[Figure scripts]
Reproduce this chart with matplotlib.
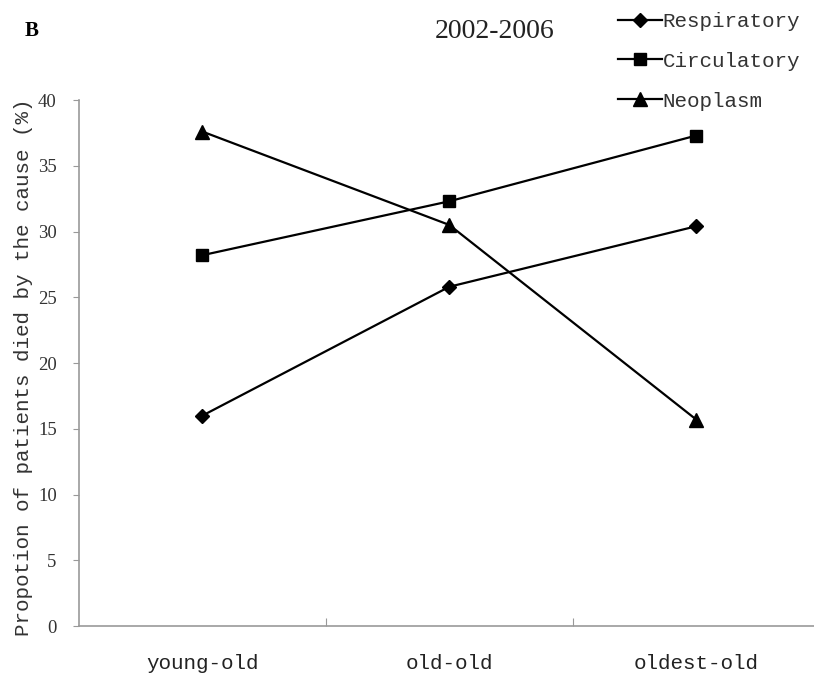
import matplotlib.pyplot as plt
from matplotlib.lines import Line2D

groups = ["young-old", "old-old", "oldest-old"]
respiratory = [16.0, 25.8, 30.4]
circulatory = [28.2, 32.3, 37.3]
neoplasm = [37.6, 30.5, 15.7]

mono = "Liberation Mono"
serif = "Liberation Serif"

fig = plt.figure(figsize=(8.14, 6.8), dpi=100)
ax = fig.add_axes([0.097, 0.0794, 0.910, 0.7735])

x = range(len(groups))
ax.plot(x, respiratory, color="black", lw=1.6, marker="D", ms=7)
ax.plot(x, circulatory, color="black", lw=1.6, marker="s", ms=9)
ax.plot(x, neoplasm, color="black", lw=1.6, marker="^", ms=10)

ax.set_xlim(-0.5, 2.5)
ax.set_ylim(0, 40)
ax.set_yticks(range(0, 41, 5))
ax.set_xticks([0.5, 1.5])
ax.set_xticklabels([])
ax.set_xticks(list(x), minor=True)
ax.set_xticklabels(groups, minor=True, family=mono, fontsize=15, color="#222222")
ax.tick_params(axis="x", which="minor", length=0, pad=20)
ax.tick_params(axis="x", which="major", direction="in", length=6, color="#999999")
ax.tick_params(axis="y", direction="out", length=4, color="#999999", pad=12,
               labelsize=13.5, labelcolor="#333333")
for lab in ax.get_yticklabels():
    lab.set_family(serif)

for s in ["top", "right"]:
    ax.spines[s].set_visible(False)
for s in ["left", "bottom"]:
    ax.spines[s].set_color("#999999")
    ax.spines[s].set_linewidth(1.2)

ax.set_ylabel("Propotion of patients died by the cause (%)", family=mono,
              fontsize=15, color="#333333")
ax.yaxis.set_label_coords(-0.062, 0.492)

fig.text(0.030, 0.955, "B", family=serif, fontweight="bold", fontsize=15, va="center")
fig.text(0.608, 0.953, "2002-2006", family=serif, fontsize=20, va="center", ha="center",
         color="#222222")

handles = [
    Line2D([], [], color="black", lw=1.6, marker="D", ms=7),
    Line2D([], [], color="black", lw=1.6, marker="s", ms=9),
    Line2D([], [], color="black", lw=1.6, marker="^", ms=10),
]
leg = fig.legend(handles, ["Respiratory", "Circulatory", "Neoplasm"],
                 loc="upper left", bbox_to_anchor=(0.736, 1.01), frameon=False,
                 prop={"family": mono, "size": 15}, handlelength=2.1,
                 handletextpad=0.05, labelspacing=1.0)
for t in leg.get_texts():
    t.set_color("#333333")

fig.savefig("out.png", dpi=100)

---

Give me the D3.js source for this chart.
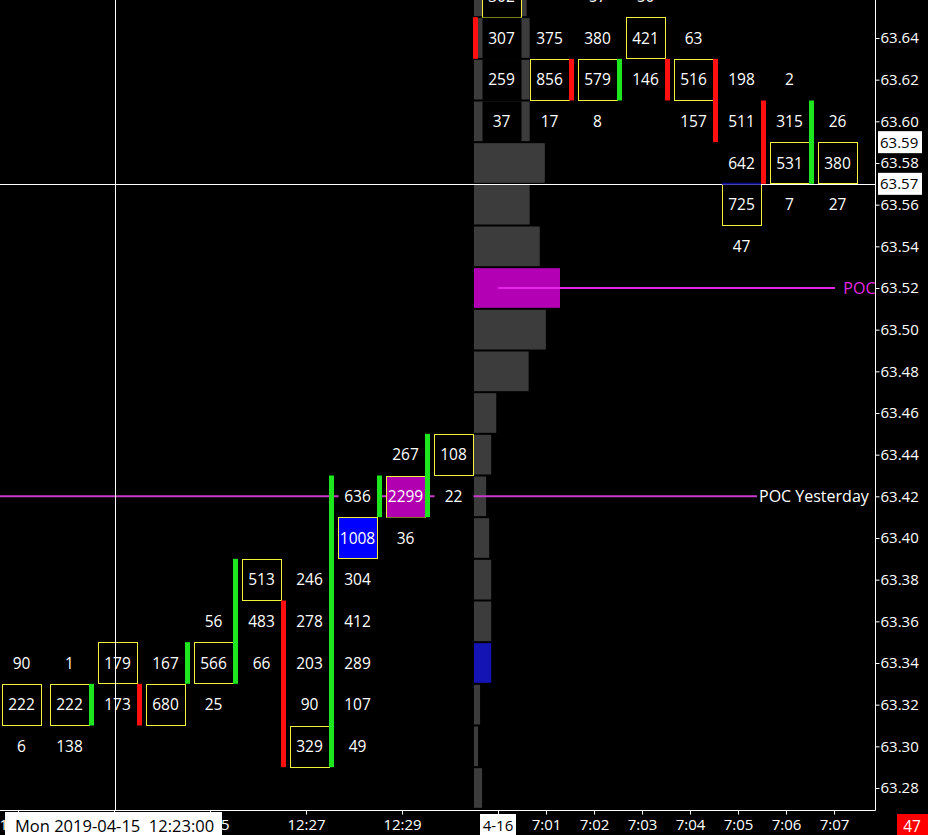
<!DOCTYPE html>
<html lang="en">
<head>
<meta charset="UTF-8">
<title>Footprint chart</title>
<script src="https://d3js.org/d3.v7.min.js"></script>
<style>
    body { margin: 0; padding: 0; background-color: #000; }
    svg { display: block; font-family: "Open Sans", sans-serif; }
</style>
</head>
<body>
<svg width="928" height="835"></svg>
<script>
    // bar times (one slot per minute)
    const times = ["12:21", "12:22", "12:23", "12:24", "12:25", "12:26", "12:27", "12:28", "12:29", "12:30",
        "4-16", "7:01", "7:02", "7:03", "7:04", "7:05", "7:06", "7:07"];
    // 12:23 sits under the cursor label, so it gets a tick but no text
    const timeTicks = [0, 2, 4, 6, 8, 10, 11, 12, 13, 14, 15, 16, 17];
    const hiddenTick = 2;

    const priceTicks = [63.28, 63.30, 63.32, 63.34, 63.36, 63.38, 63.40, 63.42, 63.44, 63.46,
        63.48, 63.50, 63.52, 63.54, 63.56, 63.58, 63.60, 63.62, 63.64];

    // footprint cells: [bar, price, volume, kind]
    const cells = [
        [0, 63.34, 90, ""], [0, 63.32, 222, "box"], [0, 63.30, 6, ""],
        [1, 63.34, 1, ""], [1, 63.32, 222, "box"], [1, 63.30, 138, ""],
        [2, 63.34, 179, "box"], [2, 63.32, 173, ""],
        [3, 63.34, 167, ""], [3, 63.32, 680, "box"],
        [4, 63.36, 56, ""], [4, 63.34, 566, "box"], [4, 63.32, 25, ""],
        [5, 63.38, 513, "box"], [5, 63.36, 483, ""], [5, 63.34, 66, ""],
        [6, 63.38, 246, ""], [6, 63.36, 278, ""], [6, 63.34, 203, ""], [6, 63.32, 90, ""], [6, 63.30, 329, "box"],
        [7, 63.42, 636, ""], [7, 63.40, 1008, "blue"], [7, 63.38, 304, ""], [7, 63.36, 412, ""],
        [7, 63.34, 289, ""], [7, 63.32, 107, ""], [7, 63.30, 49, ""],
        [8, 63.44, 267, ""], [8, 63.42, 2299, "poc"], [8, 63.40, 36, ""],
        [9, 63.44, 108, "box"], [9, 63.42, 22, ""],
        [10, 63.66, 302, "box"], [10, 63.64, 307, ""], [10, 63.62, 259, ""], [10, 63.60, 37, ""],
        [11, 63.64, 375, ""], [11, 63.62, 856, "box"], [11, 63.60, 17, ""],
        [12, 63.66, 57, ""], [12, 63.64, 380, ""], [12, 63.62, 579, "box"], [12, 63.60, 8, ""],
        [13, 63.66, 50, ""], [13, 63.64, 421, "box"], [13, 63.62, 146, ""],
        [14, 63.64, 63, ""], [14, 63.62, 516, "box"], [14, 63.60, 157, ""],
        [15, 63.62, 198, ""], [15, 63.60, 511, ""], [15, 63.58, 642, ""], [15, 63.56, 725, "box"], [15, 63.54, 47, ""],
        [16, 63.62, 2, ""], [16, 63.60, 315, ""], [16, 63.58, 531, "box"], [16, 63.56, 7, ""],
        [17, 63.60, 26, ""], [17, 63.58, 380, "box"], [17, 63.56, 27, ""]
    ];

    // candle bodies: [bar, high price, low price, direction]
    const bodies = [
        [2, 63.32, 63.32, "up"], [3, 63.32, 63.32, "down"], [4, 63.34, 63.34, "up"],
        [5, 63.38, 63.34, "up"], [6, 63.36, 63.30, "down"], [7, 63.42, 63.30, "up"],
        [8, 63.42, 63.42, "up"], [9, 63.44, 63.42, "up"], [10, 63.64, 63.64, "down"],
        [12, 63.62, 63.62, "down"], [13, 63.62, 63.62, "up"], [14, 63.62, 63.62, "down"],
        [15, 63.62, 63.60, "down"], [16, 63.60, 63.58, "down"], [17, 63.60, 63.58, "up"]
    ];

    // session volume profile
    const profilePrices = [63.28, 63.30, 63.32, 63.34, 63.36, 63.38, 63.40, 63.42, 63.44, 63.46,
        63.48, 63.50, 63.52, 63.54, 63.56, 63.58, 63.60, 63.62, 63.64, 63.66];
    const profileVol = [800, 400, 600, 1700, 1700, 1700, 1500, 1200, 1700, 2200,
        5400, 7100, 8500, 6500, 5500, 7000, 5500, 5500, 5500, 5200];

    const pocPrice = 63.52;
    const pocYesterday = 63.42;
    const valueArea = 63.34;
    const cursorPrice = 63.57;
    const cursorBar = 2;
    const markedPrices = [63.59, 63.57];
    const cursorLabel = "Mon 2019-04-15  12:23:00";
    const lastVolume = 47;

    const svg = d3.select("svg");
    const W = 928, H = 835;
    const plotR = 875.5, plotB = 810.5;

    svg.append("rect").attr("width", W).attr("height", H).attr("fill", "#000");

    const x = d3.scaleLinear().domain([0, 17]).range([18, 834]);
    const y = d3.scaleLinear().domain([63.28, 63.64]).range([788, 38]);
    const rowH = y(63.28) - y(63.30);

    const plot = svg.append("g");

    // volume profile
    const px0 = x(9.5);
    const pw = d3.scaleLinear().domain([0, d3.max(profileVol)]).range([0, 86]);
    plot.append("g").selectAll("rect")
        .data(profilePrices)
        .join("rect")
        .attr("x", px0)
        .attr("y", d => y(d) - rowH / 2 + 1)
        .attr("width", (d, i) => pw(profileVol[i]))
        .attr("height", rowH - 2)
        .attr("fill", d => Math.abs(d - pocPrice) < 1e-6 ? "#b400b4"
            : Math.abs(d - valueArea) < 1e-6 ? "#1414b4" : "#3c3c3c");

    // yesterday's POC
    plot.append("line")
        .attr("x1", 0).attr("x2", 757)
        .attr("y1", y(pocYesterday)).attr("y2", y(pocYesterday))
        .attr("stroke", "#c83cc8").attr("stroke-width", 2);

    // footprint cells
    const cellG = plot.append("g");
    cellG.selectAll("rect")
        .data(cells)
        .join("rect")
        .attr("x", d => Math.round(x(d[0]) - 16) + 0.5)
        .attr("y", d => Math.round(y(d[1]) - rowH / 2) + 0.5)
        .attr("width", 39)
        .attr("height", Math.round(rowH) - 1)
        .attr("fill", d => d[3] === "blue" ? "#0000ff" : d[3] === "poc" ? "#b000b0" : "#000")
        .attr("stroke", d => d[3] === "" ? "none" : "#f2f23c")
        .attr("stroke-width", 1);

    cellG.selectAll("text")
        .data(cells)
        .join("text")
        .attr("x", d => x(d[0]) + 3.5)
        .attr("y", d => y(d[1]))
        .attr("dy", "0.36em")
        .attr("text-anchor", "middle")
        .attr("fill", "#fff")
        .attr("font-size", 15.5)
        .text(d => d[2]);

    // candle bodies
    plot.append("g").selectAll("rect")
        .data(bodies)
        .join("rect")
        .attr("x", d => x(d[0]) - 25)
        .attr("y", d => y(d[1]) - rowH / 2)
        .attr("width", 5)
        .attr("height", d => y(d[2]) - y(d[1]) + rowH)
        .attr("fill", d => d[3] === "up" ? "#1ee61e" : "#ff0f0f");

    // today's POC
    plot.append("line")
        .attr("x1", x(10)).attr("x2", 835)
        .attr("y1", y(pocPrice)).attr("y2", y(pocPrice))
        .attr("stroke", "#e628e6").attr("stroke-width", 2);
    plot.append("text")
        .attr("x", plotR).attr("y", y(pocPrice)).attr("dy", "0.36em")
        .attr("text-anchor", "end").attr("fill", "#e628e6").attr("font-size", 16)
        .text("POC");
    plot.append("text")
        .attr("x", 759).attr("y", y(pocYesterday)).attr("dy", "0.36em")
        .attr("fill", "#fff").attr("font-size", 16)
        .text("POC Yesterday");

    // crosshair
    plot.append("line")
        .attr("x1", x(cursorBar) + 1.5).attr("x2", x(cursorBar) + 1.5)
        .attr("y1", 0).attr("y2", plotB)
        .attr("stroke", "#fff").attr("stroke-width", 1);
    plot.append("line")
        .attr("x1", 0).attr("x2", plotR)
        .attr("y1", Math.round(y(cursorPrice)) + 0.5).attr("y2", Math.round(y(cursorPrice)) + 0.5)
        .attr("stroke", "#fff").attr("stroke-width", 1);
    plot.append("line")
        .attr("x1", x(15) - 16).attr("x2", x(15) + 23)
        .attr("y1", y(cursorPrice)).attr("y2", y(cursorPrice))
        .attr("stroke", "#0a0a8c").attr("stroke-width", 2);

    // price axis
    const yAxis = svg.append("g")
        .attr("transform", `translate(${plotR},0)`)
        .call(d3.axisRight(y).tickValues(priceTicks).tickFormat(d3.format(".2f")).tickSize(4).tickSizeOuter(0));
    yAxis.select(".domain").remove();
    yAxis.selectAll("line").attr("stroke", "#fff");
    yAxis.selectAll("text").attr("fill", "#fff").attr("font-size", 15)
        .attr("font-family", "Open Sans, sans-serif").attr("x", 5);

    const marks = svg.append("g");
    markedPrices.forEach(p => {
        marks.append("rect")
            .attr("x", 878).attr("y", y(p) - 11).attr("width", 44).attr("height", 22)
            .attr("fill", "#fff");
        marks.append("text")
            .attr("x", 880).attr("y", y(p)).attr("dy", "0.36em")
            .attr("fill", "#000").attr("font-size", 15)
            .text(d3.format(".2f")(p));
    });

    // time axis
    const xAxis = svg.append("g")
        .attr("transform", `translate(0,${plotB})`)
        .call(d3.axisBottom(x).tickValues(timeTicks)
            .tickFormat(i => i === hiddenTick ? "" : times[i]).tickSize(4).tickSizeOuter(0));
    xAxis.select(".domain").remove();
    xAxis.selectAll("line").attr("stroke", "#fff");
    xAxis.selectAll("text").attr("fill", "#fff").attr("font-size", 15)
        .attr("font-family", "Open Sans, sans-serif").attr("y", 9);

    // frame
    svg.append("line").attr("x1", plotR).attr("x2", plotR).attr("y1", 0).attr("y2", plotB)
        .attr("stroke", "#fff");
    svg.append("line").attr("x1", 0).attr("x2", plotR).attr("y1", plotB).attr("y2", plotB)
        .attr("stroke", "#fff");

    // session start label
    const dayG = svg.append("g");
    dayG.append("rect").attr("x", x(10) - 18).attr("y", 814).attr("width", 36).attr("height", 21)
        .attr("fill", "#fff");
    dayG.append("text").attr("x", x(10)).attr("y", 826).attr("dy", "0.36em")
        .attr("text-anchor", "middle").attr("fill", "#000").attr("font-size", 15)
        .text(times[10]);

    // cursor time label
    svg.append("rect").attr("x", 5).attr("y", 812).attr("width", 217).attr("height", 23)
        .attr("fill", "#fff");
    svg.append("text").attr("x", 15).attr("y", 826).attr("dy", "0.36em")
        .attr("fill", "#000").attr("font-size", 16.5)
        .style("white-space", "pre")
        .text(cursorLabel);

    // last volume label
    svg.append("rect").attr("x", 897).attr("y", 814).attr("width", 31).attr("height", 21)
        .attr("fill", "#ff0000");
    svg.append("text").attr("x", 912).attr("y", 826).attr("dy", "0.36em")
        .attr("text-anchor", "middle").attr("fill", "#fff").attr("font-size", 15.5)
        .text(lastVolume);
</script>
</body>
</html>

→ What you are asked to do: Word for word, restate the lines beginning with the one that has "Reproduce this chart with matplotlib." and ending with the one that has "lab.set_family(serif)". Keep both ends and skip any pictures.

→ Result:
Reproduce this chart with matplotlib.
import matplotlib.pyplot as plt
from matplotlib.lines import Line2D

groups = ["young-old", "old-old", "oldest-old"]
respiratory = [16.0, 25.8, 30.4]
circulatory = [28.2, 32.3, 37.3]
neoplasm = [37.6, 30.5, 15.7]

mono = "Liberation Mono"
serif = "Liberation Serif"

fig = plt.figure(figsize=(8.14, 6.8), dpi=100)
ax = fig.add_axes([0.097, 0.0794, 0.910, 0.7735])

x = range(len(groups))
ax.plot(x, respiratory, color="black", lw=1.6, marker="D", ms=7)
ax.plot(x, circulatory, color="black", lw=1.6, marker="s", ms=9)
ax.plot(x, neoplasm, color="black", lw=1.6, marker="^", ms=10)

ax.set_xlim(-0.5, 2.5)
ax.set_ylim(0, 40)
ax.set_yticks(range(0, 41, 5))
ax.set_xticks([0.5, 1.5])
ax.set_xticklabels([])
ax.set_xticks(list(x), minor=True)
ax.set_xticklabels(groups, minor=True, family=mono, fontsize=15, color="#222222")
ax.tick_params(axis="x", which="minor", length=0, pad=20)
ax.tick_params(axis="x", which="major", direction="in", length=6, color="#999999")
ax.tick_params(axis="y", direction="out", length=4, color="#999999", pad=12,
               labelsize=13.5, labelcolor="#333333")
for lab in ax.get_yticklabels():
    lab.set_family(serif)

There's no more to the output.